Defending Human Rights Data And The Possibility of Justice
In East Timor
By Patrick Ball and Romesh Silva
On June 5th, armed gangs broke into the offices of the Commission
for Reception, Truth and Reconciliation (CAVR) in Dili, East Timor
and stole their motorbikes.
Many human rights workers wondered whether the mobs would soon return
to loot the irreplaceable paper records used by the CAVR to compile
a definitive report on human rights abuses during the Indonesian
occupation of East Timor from 1975-1999.
The release of this report was preempted by the recent violence
in Dili. But in the midst of the chaos, Australian military forces
stepped in to protect the CAVR building and the historical memory
of the Timorese.
We thank the Australian military for defending efforts to secure
justice and defeat the culture of impunity in East Timor. Such actions
refute recent statements in the Australian press that paint East
Timor as a failed state and suggest that life there was better under
the Indonesian occupation.
Preserving human rights evidence in East Timor is not only required
by international treaties, it is necessary to protect witnesses and
prevent another round of violence.
Earlier this month, the office of the Serious Crimes Unit of the
United Nations Mission of Assistance to East Timor was looted and
its paper files and electronic records were stolen and destroyed.

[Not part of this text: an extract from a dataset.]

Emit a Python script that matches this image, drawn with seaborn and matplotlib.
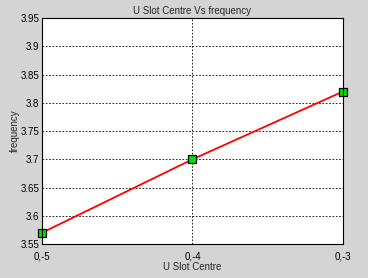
import pandas as pd
import numpy as np
import matplotlib
matplotlib.use("Agg")
import matplotlib.pyplot as plt
import seaborn as sns

# data
slot_centre = [-5, -4, -3]
frequency = [3.57, 3.70, 3.82]
x_labels = ["0,-5", "0,-4", "0,-3"]
y_ticks = [3.55, 3.6, 3.65, 3.7, 3.75, 3.8, 3.85, 3.9, 3.95]
y_labels = ["3.55", "3.6", "3.65", "3.7", "3.75", "3.8", "3.85", "3.9", "3.95"]

df = pd.DataFrame({"U Slot Centre": slot_centre, "frequency": frequency})

sns.set_style("white")
plt.rcParams['font.family'] = ['Liberation Sans', 'DejaVu Sans']

fig = plt.figure(figsize=(3.68, 2.78), dpi=100, facecolor="#d4d4d4")
ax = fig.add_axes([0.114, 0.122, 0.818, 0.813])
ax.set_facecolor("white")

sns.lineplot(data=df, x="U Slot Centre", y="frequency", ax=ax,
             color="red", linewidth=1.3, marker="s", markersize=6,
             markerfacecolor="#00e000", markeredgecolor="black",
             markeredgewidth=0.9, clip_on=False)

ax.set_xlim(-5, -3)
ax.set_ylim(3.55, 3.95)
ax.set_xticks(slot_centre)
ax.set_xticklabels(x_labels)
ax.set_yticks(y_ticks)
ax.set_yticklabels(y_labels)
ax.grid(True, color="black", linestyle=(0, (2, 2)), linewidth=0.6)
ax.set_axisbelow(True)
for s in ax.spines.values():
    s.set_color("black")
    s.set_linewidth(0.8)
ax.tick_params(axis="both", labelsize=7, length=2, direction="in", colors="black")
ax.tick_params(axis="x", pad=5)
ax.tick_params(axis="y", pad=2)
ax.set_xlabel("U Slot Centre", fontsize=7, labelpad=1)
ax.set_ylabel("frequency", fontsize=7)
ax.yaxis.set_label_coords(-0.075, 0.5)
ax.set_title("U Slot Centre Vs frequency", fontsize=7, pad=3)

fig.savefig("out.png", dpi=100, facecolor=fig.get_facecolor())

This unit was set up by UN Security Council Resolution 1272 to investigate
the violence surrounding the Timorese independence vote in August
of 1999. Investigators uncovered extensive evidence of crimes committed
by Timorese militias and Indonesian forces during the lead-up to
and after the vote.
These prosecutions will now probably never happen because the UN
investigators failed to protect evidence of serious human rights
violations and back up these data. Instead of viewing information
as a strategic tool, and protecting it appropriately, they allowed
the Timorese to be robbed of their history.
The UN's Serious Crimes Unit was already forced to destroy their
East Timor data once before during the violence surrounding the 1999
independence vote. The failure of the UN to protect this evidence
now creates an environment of impunity, squanders an opportunity
for justice, puts witnesses at risk and sets the stage for another
round of killing. If those who stole this information want to know
who is providing evidence about them, they now have a handy hit list.
The technology needed to protect this data is not complicated or
expensive. There are many private sector vendors such as Sun Microsystems
or IBM which provide sophisticated strategies for secure information
storage and retrieval. Products such as these are used extensively
by governments and private sector companies to protect their data.
Each time a sensitive document was saved in Dili, it should have
been stored in encrypted form and copies immediately sent to servers
in New York and Geneva. Internet connectivity in East Timor is more
than adequate for this low-volume task. To do less not only fails
the objectives of the mission, but potentially creates security problems
for the Timorese worse than those the UN Mission was deployed to
ameliorate.
If these high-end solutions are out of reach, our nonprofit
organization, Benetech®, offers a free, customizable, secure
document solution that UN investigators could have used. Our system,
called Martus, is a simple database that allows groups to share data
in an encrypted form and store that data on a free worldwide network
of secure servers. Martus is now used by grassroots human rights
activists in Iraq, Guatemala, Colombia and the Philippines to protect
sensitive information.
There are copies of Martus CDs in Dili that we placed in the hands
of various UN officials. In our professional opinion, the failure
to protect this information constitutes strategic incompetence on
the part of the UN’s information technology policy team.
The United Nations Security Counsel met recently to discuss how
to best usher in a new era of peace in East Timor. Preserving evidence
of past human rights abuses should be part of this plan. These measures
create a firm foundation for stronger governance, help ensure accountable
police and security forces and increase security for the entire region.
Patrick Ball and Romesh Silva work for the Human Rights
Program of the Benetech Initiative in Palo Alto, California, USA.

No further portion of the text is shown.